Revue de Presse/ 2019 09 30/
Avec AFP – Le Point/
Il est le premier ministre français de la Justice condamné par la Cour de justice de la République: Jean-Jacques Urvoas a été condamné lundi à un mois de prison avec sursis et 5.000 euros d’amende pour « violation du secret professionnel ».
L’accusation avait requis un an de prison avec sursis contre M. Urvoas, 60 ans, pour avoir transmis au député Thierry Solère des éléments de l’enquête qui le visait. L’ancien ministre et parlementaire, unanimement apprécié mais dont l’image de rigueur a été abîmée par cette affaire, a écouté sans ciller les motivations de la Cour, qui a suivi en tout point le raisonnement du procureur général François Molins. « Si le ministre de la Justice n’est plus tenu au secret de l’enquête et de l’instruction », en ce qu’il n’y concourt pas, « il n’en n’est pas moins tenu au respect du secret qu’impose la nature des informations qui lui sont transmises, en raison de sa fonction », affirme la CJR dans ses motivations, lues à l’audience.
L’ANCIEN MINISTRE SOCIALISTE ÉTAIT JUGÉ POUR AVOIR TRANSMIS LES 4 ET 5 MAI 2017 AU DÉPUTÉ LR (DEVENU LREM) THIERRY SOLÈRE DES ÉLÉMENTS DE L’ENQUÊTE QUI LE VISAIT POUR FRAUDE FISCALE ET TRAFIC D’INFLUENCE, VIA LA MESSAGERIE CRYPTÉE TELEGRAM.

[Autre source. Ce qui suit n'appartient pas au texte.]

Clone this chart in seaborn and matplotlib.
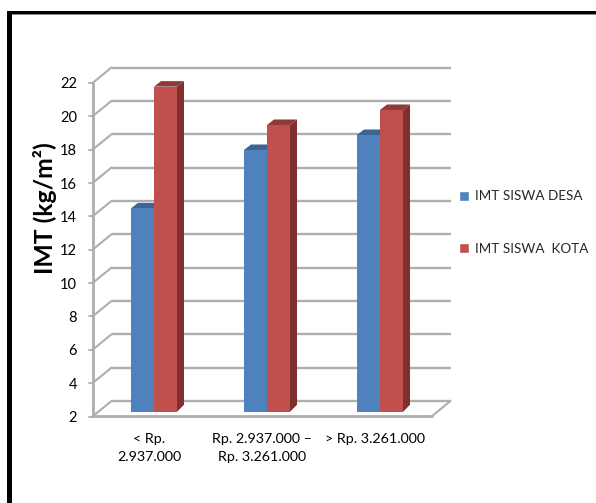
import matplotlib
matplotlib.use("Agg")
import matplotlib.pyplot as plt
import pandas as pd
import seaborn as sns
from matplotlib.patches import Polygon, Rectangle
from matplotlib.transforms import Affine2D

categories = ["< Rp.\n2.937.000", "Rp. 2.937.000 –\nRp. 3.261.000", "> Rp. 3.261.000"]
desa = [14.2, 17.7, 18.6]
kota = [21.5, 19.2, 20.1]
series_names = ["IMT SISWA DESA", "IMT SISWA  KOTA"]
y_ticks = [2, 4, 6, 8, 10, 12, 14, 16, 18, 20, 22]

W, H = 596, 503
BLUE, BLUE_TOP, BLUE_SIDE = "#4f81bd", "#3c6494", "#35587f"
RED, RED_TOP, RED_SIDE = "#c0504d", "#8e3a38", "#7f302e"
GRID = "#aeaeae"

sns.set_theme(style="white")
plt.rcParams["font.family"] = ["Lato", "DejaVu Sans"]

df = pd.DataFrame({
    "cat": categories * 2,
    "val": desa + kota,
    "series": [series_names[0]] * 3 + [series_names[1]] * 3,
})

fig = plt.figure(figsize=(W / 100, H / 100), dpi=100)
ax = fig.add_axes([92.5 / W, 1 - 416.5 / H, 339 / W, 333.5 / H])

sns.barplot(data=df, x="cat", y="val", hue="series", palette=[BLUE, RED],
            width=0.407, gap=0, saturation=1, errorbar=None, legend=False,
            ax=ax, zorder=5)
ax.set_xlim(-0.5, 2.5)
ax.set_ylim(2, 22)
ax.patch.set_alpha(0)
for s in ax.spines.values():
    s.set_visible(False)

# Pixel offsets that fake the depth of the 3-D box
BACK_X, BACK_Y = 19, 15.5
BAR_X, BAR_Y = 5, 4.7
DEPTH = 7


def offset(dx, dy):
    return ax.transData + Affine2D().translate(dx, dy)


def screen_line(xs, ys, lw=1.5):
    ax.add_line(plt.Line2D(xs, ys, color=GRID, lw=lw, transform=None, zorder=1, clip_on=False))


# Walls: gridlines on the back plane with diagonals down to the front axis
for t in y_ticks:
    ax.plot([-0.5, 2.5], [t, t], color=GRID, lw=1.7, transform=offset(BACK_X, BACK_Y),
            clip_on=False, zorder=1, solid_capstyle="butt")
    p0 = ax.transData.transform((-0.5, t))
    screen_line([p0[0], p0[0] + BACK_X], [p0[1], p0[1] + BACK_Y])
    screen_line([p0[0] - 4, p0[0]], [p0[1], p0[1]], lw=1.3)

# Floor outline and front axis
ax.plot([-0.5, -0.5], [2, 22], color=GRID, lw=2, clip_on=False, zorder=2)
ax.plot([-0.5, 2.5], [2, 2], color=GRID, lw=2, clip_on=False, zorder=2)
pr = ax.transData.transform((2.5, 2))
screen_line([pr[0], pr[0] + BACK_X], [pr[1], pr[1] + BACK_Y])

# Extruded sides and tops are derived from each bar's own rectangle
styles = [(BLUE, BLUE_SIDE, BLUE_TOP)] * 3 + [(RED, RED_SIDE, RED_TOP)] * 3
for bar, (face, side, top) in zip(list(ax.patches), styles):
    x0, x1 = bar.get_x(), bar.get_x() + bar.get_width()
    val = bar.get_y() + bar.get_height()
    (a, b), (c, d) = ax.transData.transform([(x0, 2), (x1, val)])
    a += BAR_X
    c += BAR_X
    b += BAR_Y
    d += BAR_Y
    bar.set_visible(False)
    ax.add_patch(Polygon([(c, b), (c + DEPTH, b + DEPTH), (c + DEPTH, d + DEPTH - 1.5), (c, d)],
                         closed=True, fc=side, ec="none", transform=None, zorder=5, clip_on=False))
    ax.add_patch(Polygon([(a, d), (a + DEPTH, d + DEPTH - 1.5), (c + DEPTH, d + DEPTH - 1.5), (c, d)],
                         closed=True, fc=top, ec="none", transform=None, zorder=5, clip_on=False))
    ax.add_patch(Rectangle((a, b), c - a, d - b, fc=face, ec="none", transform=None,
                           zorder=6, clip_on=False))

ax.set_yticks(y_ticks)
ax.set_yticklabels([str(t) for t in y_ticks])
ax.tick_params(axis="y", length=0, pad=11, labelsize=10.5, colors="black")
ax.tick_params(axis="x", length=0, pad=12, labelsize=10.3, colors="black")
for lab in ax.get_xticklabels():
    lab.set_linespacing(1.6)
ax.set_xlabel("")
ax.set_ylabel("IMT (kg/m²)", fontsize=17.8, fontweight="bold", color="black")
ax.yaxis.set_label_coords(-35 / 339, (416.5 - 208.5) / 333.5)

# Legend entries
handles = [plt.Rectangle((0, 0), 1, 1, fc=BLUE), plt.Rectangle((0, 0), 1, 1, fc=RED)]
fig.legend(handles, series_names, loc="center left", bbox_to_anchor=(452 / W, 1 - 222.5 / H),
           frameon=False, fontsize=9.7, labelspacing=3.0, handlelength=0.75, handleheight=0.75,
           handletextpad=0.45, borderpad=0)

# Frame: heavy rule along the left and top edges
fig.add_artist(Rectangle((7 / W, 0), 5 / W, 1 - 11 / H, fc="black", ec="none",
                         transform=fig.transFigure))
fig.add_artist(Rectangle((7 / W, 1 - 14 / H), 1 - 7 / W, 3 / H, fc="black", ec="none",
                         transform=fig.transFigure))
fig.add_artist(Rectangle((12 / W, 1 - 15 / H), 1 - 12 / W, 1 / H, fc="#888888", ec="none",
                         transform=fig.transFigure))

fig.savefig("out.png", dpi=100)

Jean-Jacques Urvoas n’a jamais nié la matérialité des faits, mais contestait que les documents transmis soient couverts par un quelconque secret. Au contraire, la CJR estime que les éléments d’enquête ne perdent pas leur caractère secret « du seul fait que ces informations ont été reformulées » par les services du ministère. Elle relève par ailleurs que les fiches transmises au ministre concernant Thierry Solère étaient précises, « tant sur les faits … que sur les qualifications pénales susceptibles d’être retenues ».
Jean-Jacques Urvoas était le huitième ministre à comparaître devant la CJR, une juridiction controversée, seule habilitée à juger des actes commis par des membres du gouvernement dans l’exercice de leurs fonctions. Les décisions de la CJR, juridiction mi-politique mi judiciaire, composée de douze parlementaires et trois magistrats, ne sont pas susceptibles d’appel. Toutefois, M. Urvoas a cinq jours pour former un éventuel pourvoi en cassation.
LOIN DE L' »INTÉRÊT GÉNÉRAL »
Avant Jean-Jacques Urvoas, sur les sept personnes jugées par la CJR depuis 1999, trois ont été relaxées, deux condamnées à des peines de sursis et deux ont été déclarées coupables mais dispensées de peine, dont la dernière en date est l’ancienne patronne du FMI Christine Lagarde.
Le procureur général avait mis en garde contre une relaxe qui « signerait la fin du ministère public à la française », car « s’il n’y a plus de secret partagé, il n’y plus de confiance », condition indispensable à toute « remontée d’informations » entre les parquets et le garde des Sceaux, au sommet de la chaîne hiérarchique. Le débat, âpre, avait dû s’accommoder d’une série de paradoxes: de l’étrangeté pour un ex-ministre d’être jugé par une cour qu’il avait voulu supprimer, du confort d’être interrogé par ses pairs parlementaires – ici juges -, de la blessure d’être accusé de « trahison » par des magistrats qu’il a défendus avec constance pendant son mandat. A l’audience, l’ex-ministre avait constamment mis en avant son bilan, affirmant qu’aucun texte ne venait entraver sa liberté de parole politique, au « service de l’intérêt général ». Un argument balayé par la CJR: « Un tel motif d’intérêt général justifiant la gravité de l’atteinte portée au secret n’est pas établi », affirme-t-elle, relevant que M. Urvoas, en « juriste expérimenté », « ne pouvait ignorer » qu’il violait « le secret auquel il était tenu en raison de sa fonction ».
En revanche, la CJR a justifié sa clémence, relativement aux réquisitions, par deux points: d’une part le fait que la divulgation des éléments d’enquête n’avait « pas eu d’effet sur le déroulement des investigations ». Et d’autre part, le fait que les débats n’avaient « pas permis de connaître l’objectif réellement poursuivi par M. Urvoas en communiquant ces informations » à Thierry Solère, un adversaire politique, entre les deux tours d’une présidentielle qui allait bouleverser le paysage politique français. L’accusation estimait que le ministre, en difficulté pour sa réélection dans sa circonscription, avait voulu « ménager un autre homme politique », tandis que Jean-Jacques Urvoas s’était cramponné à sa version de « l’intérêt général », sans convaincre.